En la práctica futbolística se ha ido imponiendo una forma de comportamiento que va más allá de la pericia en el manejo del balón, las estrategias de juego o la forma física, es el fútbol de teatro.
El fútbol de teatro consiste en transformar a los jugadores en actores, exagerando (hasta lo cómico a veces) cualquier roce, toque o simple cercanía de un contrario. Es habitual ver a jugadores retorcerse de dolor hasta que el árbitro pita la falta o el penalti; acto seguido, una curación milagrosa los lleva a recuperar la salud de forma inmediata, sin rastro alguno de dolencia. Otros ejecutan espantosas caídas en el área cuando nada les ha tocado o se derrumban fulminados al suelo porque les han rozado el hombro. Los especialistas cinematográficos tienen un nuevo campo profesional en el mundo del fútbol, o quizá los futbolistas en el mundo del cine. Algunos lo hacen muy bien.
El reglamento recoge la simulación como una infracción del reglamento, pero raras veces se penaliza. Eso lo ven millones de aficionados, muchos de ellos muy jóvenes, semana tras semana durante la temporada y en los grandes eventos futbolísticos. No es de extrañar que la técnica se extienda en otros ámbitos.
Ocurre cada vez más en la política, donde los contendientes políticos exageran las afrentas recibidas, radicalizando la interpretación de las opiniones ajenas, demonizando al oponente e impidiendo así cualquier tipo de matiz o de diálogo. Los ofendidos cobran protagonismo inmediato. Falta poco para que veamos a los parlamentarios rodando por el suelo del hemiciclo simulando una patada en la espinilla o un codazo en la espalda.
Desgraciadamente, la cosa se extiende también a otros círculos sociales. Parece que es mucho más rentable ser víctima de la sociedad que contribuir en su desarrollo. El victimismo social se ha implantado como la vía óptima para alcanzar cualquier objetivo. Si se quiere conseguir un trato de favor, no hay más que identificarse con algún colectivo castigado, víctima de algo, sea una afrenta presente o pasada hace generaciones, siempre que el daño no sea políticamente inoportuno.
Con la polarización parece implantarse una división obligada entre víctimas y verdugos: el que no es ofendido es ofendedor, o recibes amenazas o las profieres, o eres un humillado o eres un maltratador, eres agredido o agresor.
El efecto de todo esto es la perversión de toda la convivencia. Todo se polariza, la comunidad se hace inviable, el miedo y el odio ocupan el lugar de la fraternidad. ¿Qué podemos hacer?
En el caso del fútbol de teatro, hay que empezar por censurar esas prácticas desde la afición y desde los medios. También penalizarlas con el reglamento, en la medida de lo posible. No puede ser celebrada la mentira.
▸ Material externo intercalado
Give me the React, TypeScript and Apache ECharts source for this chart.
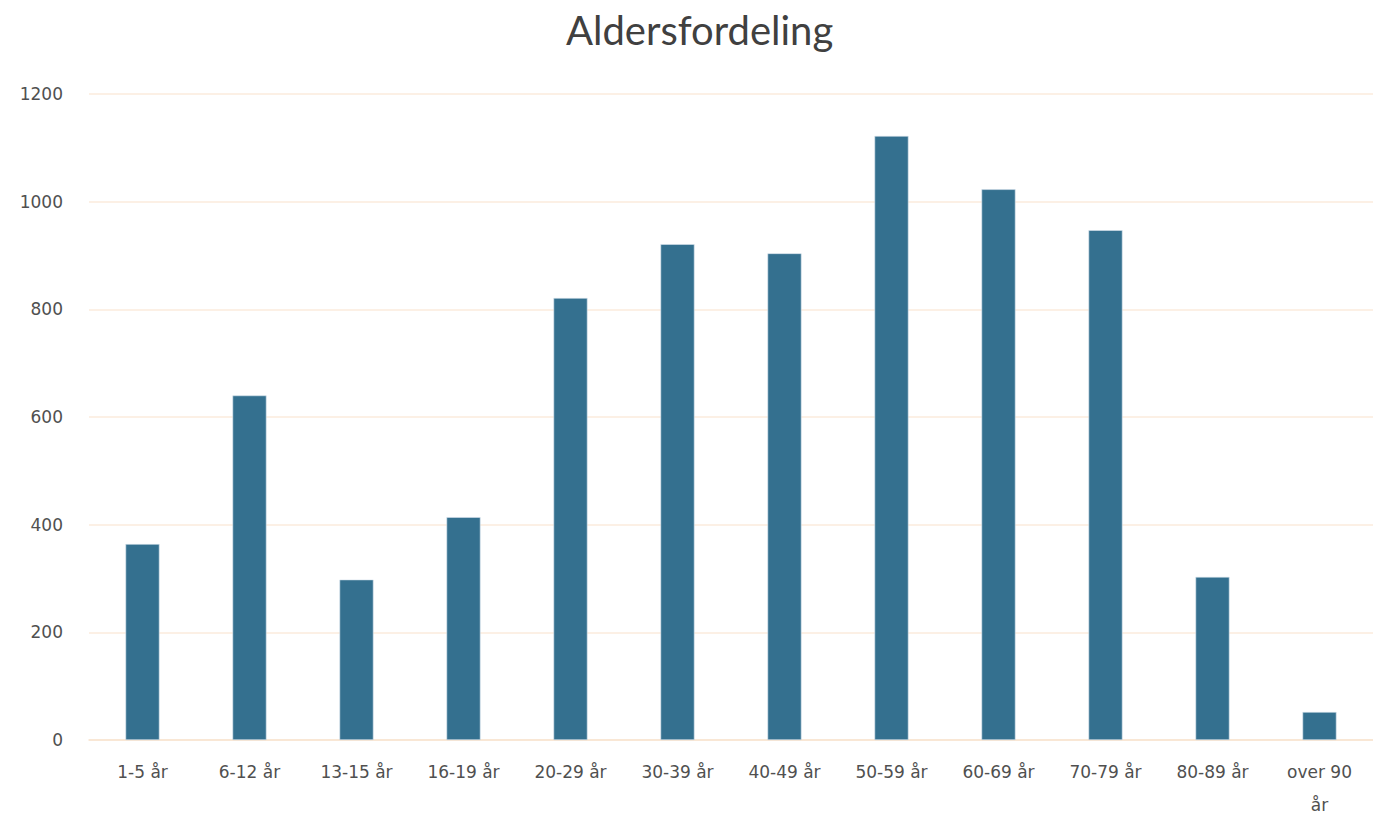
import React, { useEffect, useRef } from "react";
import * as echarts from "echarts";

const categories = ["1-5 år", "6-12 år", "13-15 år", "16-19 år", "20-29 år", "30-39 år", "40-49 år", "50-59 år", "60-69 år", "70-79 år", "80-89 år", "over 90 år"];
const values = [364, 640, 298, 414, 821, 921, 904, 1122, 1023, 947, 303, 52];
const yTicks = { min: 0, max: 1200, interval: 200 };
const title = "Aldersfordeling";

export default function App() {
  const ref = useRef<HTMLDivElement>(null);
  useEffect(() => {
    if (!ref.current) return;
    const chart = echarts.init(ref.current, undefined, { renderer: "svg" });
    chart.setOption({
      animation: false,
      backgroundColor: "#ffffff",
      title: {
        text: title,
        left: 561,
        top: 5,
        textStyle: { fontFamily: "Lato", fontSize: 40, fontWeight: "normal", color: "#404040" },
      },
      grid: { left: 89, right: -6, top: 94, bottom: 78, containLabel: false },
      xAxis: {
        type: "category",
        data: categories,
        axisLine: { lineStyle: { color: "#F8E4CF", width: 1.5 } },
        axisTick: { show: false },
        axisLabel: {
          interval: 0,
          margin: 15,
          fontFamily: "DejaVu Sans",
          fontSize: 17,
          color: "#505050",
          lineHeight: 33,
          formatter: (v: string) => (v === "over 90 år" ? "over 90\når" : v),
        },
      },
      yAxis: {
        type: "value",
        min: yTicks.min,
        max: yTicks.max,
        interval: yTicks.interval,
        axisLine: { show: false },
        axisTick: { show: false },
        splitLine: { lineStyle: { color: "#FBEBDC", width: 1.5 } },
        axisLabel: {
          margin: 26,
          fontFamily: "DejaVu Sans",
          fontSize: 17,
          color: "#505050",
          formatter: (v: number) => String(v),
        },
      },
      series: [
        {
          type: "bar",
          data: values,
          barWidth: 34,
          itemStyle: { color: "#34708F", borderColor: "#D6E3EC", borderWidth: 0.6 },
        },
      ],
    });
    return () => chart.dispose();
  }, []);
  return <div ref={ref} style={{ position: "absolute", left: 0, top: 0, width: 1373, height: 821 }} />;
}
Para la política de teatro, algo parecido. Los políticos que simulan una ofensa deberían perder su credibilidad, primero para los medios, que no deberían propagar mensajes falsos, y luego por los electores, que deberían favorecer el juego limpio al comprometer su voto. La mentira en política debería merecer una tarjeta roja.
En la convivencia de teatro la cosa es algo más complicada. Muchos de esos comportamientos no son más que imitaciones de lo que se ve en otros ámbitos, aventados por situaciones dolorosas y difíciles de las que cuesta salir. En este caso hay que ser muy críticos con las actitudes, pero muy comprensivos con las personas.
Y el que quiera ver actuar, que vaya al teatro.